Viscosity effect on the pressure swirl atomization of an alternative aviation fuel

Abstract

Atomization characteristics with viscosity have motivated a number of works to investigate the flow behavior with temperature variation. An experimental study on the atomization characteristics of an aviation fuel was performed to investigate the effects of fuel temperature and its physical properties on the atomization quality and spray structure. A pressure-swirl-type atomizer as a wide-range-applicable nozzle in industrial field and gas turbine combustors was employed to inject the aviation fuel into a gaseous medium. The experiments were conducted by optical diagnostic methods, namely, phase Doppler particle analyzer (PDPA) to measure droplet size and velocity and particle image visualization to capture spray structure. Changes in physical properties of the fuel altered the spray structure, droplet distribution, and atomization quality, which apparently are effective in combustion efficiency and combustion products.
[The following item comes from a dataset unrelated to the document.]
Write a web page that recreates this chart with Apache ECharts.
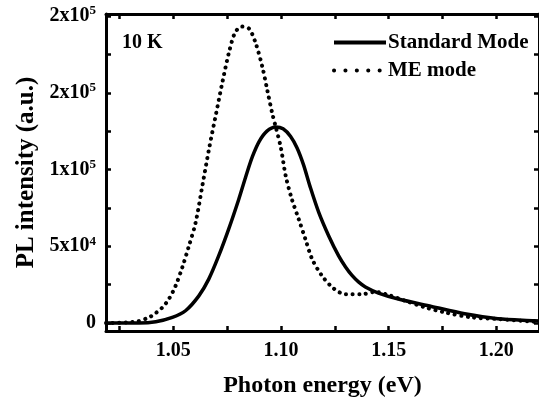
<!DOCTYPE html>
<html>
<head>
<meta charset="utf-8">
<script src="https://cdn.jsdelivr.net/npm/echarts@6/dist/echarts.min.js"></script>
<style>html,body{margin:0;padding:0;background:#fff;}#c{width:539px;height:403px;}</style>
</head>
<body>
<div id="c"></div>
<script>
// ---- data ----
var energyStd = [1.0188, 1.0342, 1.0419, 1.0496, 1.0557, 1.0619, 1.0665, 1.0711, 1.0757, 1.0804, 1.0836, 1.0868, 1.0900, 1.0935, 1.0976, 1.1010, 1.1045, 1.1075, 1.1105, 1.1135, 1.1176, 1.1222, 1.1268, 1.1300, 1.1330, 1.1360, 1.1392, 1.1453, 1.1545, 1.1699, 1.1853, 1.2007, 1.2177, 1.2198];
var intensityStd = [0, 0, 850, 3700, 8000, 17700, 28600, 43700, 61000, 80500, 95000, 108500, 118500, 125000, 127700, 126500, 121500, 114000, 103000, 89000, 71900, 56700, 43700, 36500, 31000, 26800, 23500, 19500, 15600, 10800, 6000, 2800, 1500, 1300];

var energyME = [1.0188, 1.0327, 1.0388, 1.0419, 1.0450, 1.0480, 1.0511, 1.0542, 1.0573, 1.0604, 1.0636, 1.0668, 1.0699, 1.0730, 1.0761, 1.0788, 1.0819, 1.0853, 1.0884, 1.0914, 1.0937, 1.0960, 1.0976, 1.0999, 1.1022, 1.1050, 1.1083, 1.1114, 1.1145, 1.1191, 1.1245, 1.1299, 1.1376, 1.1438, 1.1500, 1.1576, 1.1669, 1.1761, 1.1884, 1.2007, 1.2177, 1.2198];
var intensityME = [0, 850, 3700, 6500, 10200, 15600, 24200, 36200, 50200, 65400, 90000, 114700, 136400, 158000, 177500, 189400, 193100, 191600, 181800, 166700, 151500, 136400, 127700, 114700, 96000, 81000, 67500, 54500, 41600, 30700, 22500, 18800, 18800, 20300, 18200, 14500, 10200, 6900, 3700, 2600, 850, 700];

var xTickValues = [1.025, 1.05, 1.075, 1.10, 1.125, 1.15, 1.175, 1.20];
var xLabelValues = [1.05, 1.10, 1.15, 1.20];
var yTickValues = [0, 25000, 50000, 75000, 100000, 125000, 150000, 175000, 200000];
var yLabelValues = [0, 50000, 100000, 150000, 200000];
var yLabelTexts = ['0', '5x10{sup|4}', '1x10{sup|5}', '2x10{sup|5}', '2x10{sup|5}'];
var seriesNames = ['Standard Mode', 'ME mode'];
var annotation = '10 K';

function pairs(xs, ys) { return xs.map(function (x, i) { return [x, ys[i]]; }); }

var FONT = "'Liberation Serif', 'Times New Roman', serif";
function axLine() { return { show: true, onZero: false, lineStyle: { color: '#000', width: 3 } }; }
function axTick(vals) { return { show: true, inside: true, length: 5, customValues: vals, lineStyle: { color: '#000', width: 2.5 } }; }
var solidStyle = { color: '#000', width: 3.5 };
var dotStyle = { color: '#000', width: 4, type: [0.1, 6.5], cap: 'round' };

var chart = echarts.init(document.getElementById('c'), null, { renderer: 'canvas' });
chart.setOption({
  animation: false,
  backgroundColor: '#fff',
  title: {
    text: annotation, left: 122, top: 33, padding: 0,
    textStyle: { fontFamily: FONT, fontWeight: 'bold', fontSize: 20, color: '#000' }
  },
  legend: {
    orient: 'vertical', left: 332, top: 32, itemGap: 7, padding: 0,
    itemWidth: 52, itemHeight: 12,
    itemStyle: { opacity: 0 },
    data: [
      { name: seriesNames[0], lineStyle: { color: '#000', width: 4 } },
      { name: seriesNames[1], lineStyle: { color: '#000', width: 4, type: [0.1, 11.3], cap: 'round' } }
    ],
    textStyle: { fontFamily: FONT, fontWeight: 'bold', fontSize: 21, color: '#000', padding: [0, 0, 0, -3] }
  },
  grid: { left: 106, right: -2, top: 14, bottom: 71, containLabel: false },
  xAxis: [{
    type: 'value', min: 1.0188, max: 1.2198, position: 'bottom',
    name: 'Photon energy (eV)', nameLocation: 'middle', nameGap: 43,
    nameTextStyle: { fontFamily: FONT, fontWeight: 'bold', fontSize: 24, color: '#000' },
    axisLine: axLine(),
    axisTick: axTick(xTickValues),
    axisLabel: { show: true, customValues: xLabelValues, margin: 10,
      formatter: function (v) { return Number(v).toFixed(2); },
      fontFamily: FONT, fontWeight: 'bold', fontSize: 20, color: '#000' },
    splitLine: { show: false }
  }, {
    type: 'value', min: 1.0188, max: 1.2198, position: 'top',
    axisLine: axLine(),
    axisTick: axTick(xTickValues),
    axisLabel: { show: false }, splitLine: { show: false }
  }],
  yAxis: [{
    type: 'value', min: -5200, max: 201300, position: 'left',
    name: 'PL intensity (a.u.)', nameLocation: 'middle', nameGap: 67,
    nameTextStyle: { fontFamily: FONT, fontWeight: 'bold', fontSize: 25, color: '#000' },
    axisLine: axLine(),
    axisTick: axTick(yTickValues),
    axisLabel: { show: true, customValues: yLabelValues, margin: 10,
      formatter: function (v) {
        var i = yLabelValues.indexOf(Number(v));
        return i >= 0 ? yLabelTexts[i] : '';
      },
      fontFamily: FONT, fontWeight: 'bold', fontSize: 20, color: '#000',
      rich: { sup: { fontFamily: FONT, fontWeight: 'bold', fontSize: 13, color: '#000', verticalAlign: 'top', padding: [0, 0, 10, 0] } }
    },
    splitLine: { show: false }
  }, {
    type: 'value', min: -5200, max: 201300, position: 'right',
    axisLine: axLine(),
    axisTick: axTick(yTickValues),
    axisLabel: { show: false }, splitLine: { show: false }
  }],
  series: [{
    name: seriesNames[0], type: 'line', smooth: 0.3, symbol: 'none',
    xAxisIndex: 0, yAxisIndex: 0,
    data: pairs(energyStd, intensityStd),
    lineStyle: solidStyle,
    itemStyle: { color: '#000' }
  }, {
    name: seriesNames[1], type: 'line', smooth: 0.3, symbol: 'none',
    xAxisIndex: 0, yAxisIndex: 0,
    data: pairs(energyME, intensityME),
    lineStyle: dotStyle,
    itemStyle: { color: '#000' }
  }]
});
</script>
</body>
</html>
Spray development was mapped with the effective parameters from the unstable to fully developed stage. It was also found that decreasing the fuel temperature degrades atomization quality, decreases spray angle and velocity component values, and generates a lower number of fine droplets. Pursuing the effects of injection pressure and temperature on the atomization characteristics led to correlations for predicting spray angle and mean SMD. The findings contribute well to the literature and clarify the atomization process with temperature variation.